In testimony given before a Senate subcommittee on S. 312, Acting
NPS Deputy Director Robert Vogel explained that “generally, National
Park System units designated as national historic sites tell a
discrete story or contain a small number of historic resources related
to that story. National Park System units designated as national
historical parks have a greater diversity of historical resources and
interpretive themes and may be spread out over non-contiguous lands.
“The addition of the Blow-Me-Down Farm to the park in 2010 added new
historical resources and interpretive themes to Saint-Gaudens National
Historic Site. This increased scope provides a basis for supporting
redesignating this park as a national historical park.
“The name ‘Saint-Gaudens National Historical Park’ would incorporate
the word ‘park’ into the title, and it would better reflect the broad
historical context and resource diversity found at this park, while
conforming to naming conventions for National Park System units.”
The designation of “site” is usually reserved for a single building
or other stand-alone structure, according to NPS officials.

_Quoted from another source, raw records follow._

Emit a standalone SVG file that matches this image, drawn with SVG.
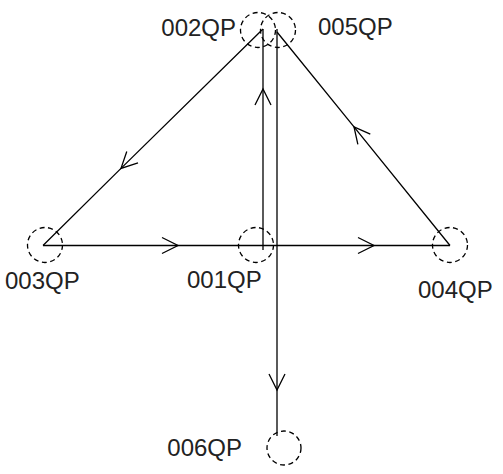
<svg xmlns="http://www.w3.org/2000/svg" width="503" height="474" viewBox="0 0 503 474">
<style>
.node circle{fill:none;stroke:#000;stroke-width:1.3;stroke-dasharray:5,3.5}
.node text{font-family:"Liberation Sans",Arial,sans-serif;font-size:24px;fill:#222}
.edge{fill:none;stroke:#000;stroke-width:1.3;marker-mid:url(#arr)}
</style>
<defs>
<marker id="arr" markerUnits="userSpaceOnUse" markerWidth="20" markerHeight="20" viewBox="-18 -10 20 20" refX="0" refY="0" orient="auto">
<path d="M-16,-8 L0,0 L-16,8" fill="none" stroke="#000" stroke-width="1.3"/>
</marker>
</defs>
<rect width="503" height="474" fill="#fff"/>
<g id="connectors">
<polyline class="edge" points="43,245.5 178,245.5 263,245.5"/>
<polyline class="edge" points="263,245.5 374,245.5 450,245.5"/>
<polyline class="edge" points="263,250 263,89 263,29"/>
<polyline class="edge" points="263,29 121,168.4 43,245.5"/>
<polyline class="edge" points="450,245.5 354,126.8 277,32"/>
<polyline class="edge" points="277,29 277,390 277,436"/>
</g>
<g id="n002" class="node"><circle cx="258" cy="30" r="17.5"/><text x="236" y="36" text-anchor="end">002QP</text></g>
<g id="n005" class="node"><circle cx="278" cy="30" r="17.5"/><text x="318" y="35">005QP</text></g>
<g id="n003" class="node"><circle cx="45" cy="245" r="17.5"/><text x="5" y="289">003QP</text></g>
<g id="n001" class="node"><circle cx="256" cy="245" r="17.5"/><text x="187" y="288">001QP</text></g>
<g id="n004" class="node"><circle cx="450" cy="245" r="17.5"/><text x="418" y="298">004QP</text></g>
<g id="n006" class="node"><circle cx="284" cy="448" r="17"/><text x="242" y="456" text-anchor="end">006QP</text></g>
</svg>
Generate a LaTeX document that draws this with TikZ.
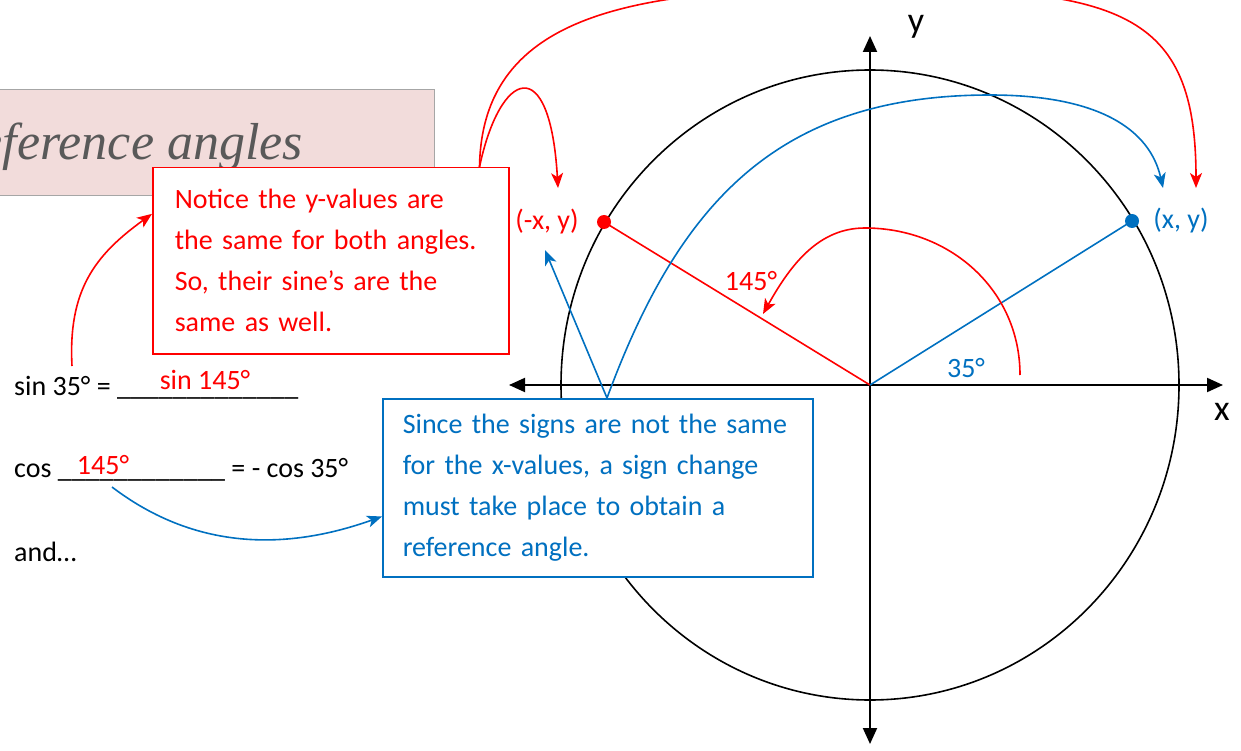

The adjacent Blow-Me-Down Farm, a meeting place for the
Cornish Art Colony led by Saint-Gaudens, was acquired through the
auspices of the Saint-Gaudens Memorial.
Saint-Gaudens National Historic Site was established in 1965.
Saint-Gaudens was one of the greatest American sculptors, whose
numismatic creations include the designs for the gold $10 and $20
coins introduced in 1907, and for numerous medals.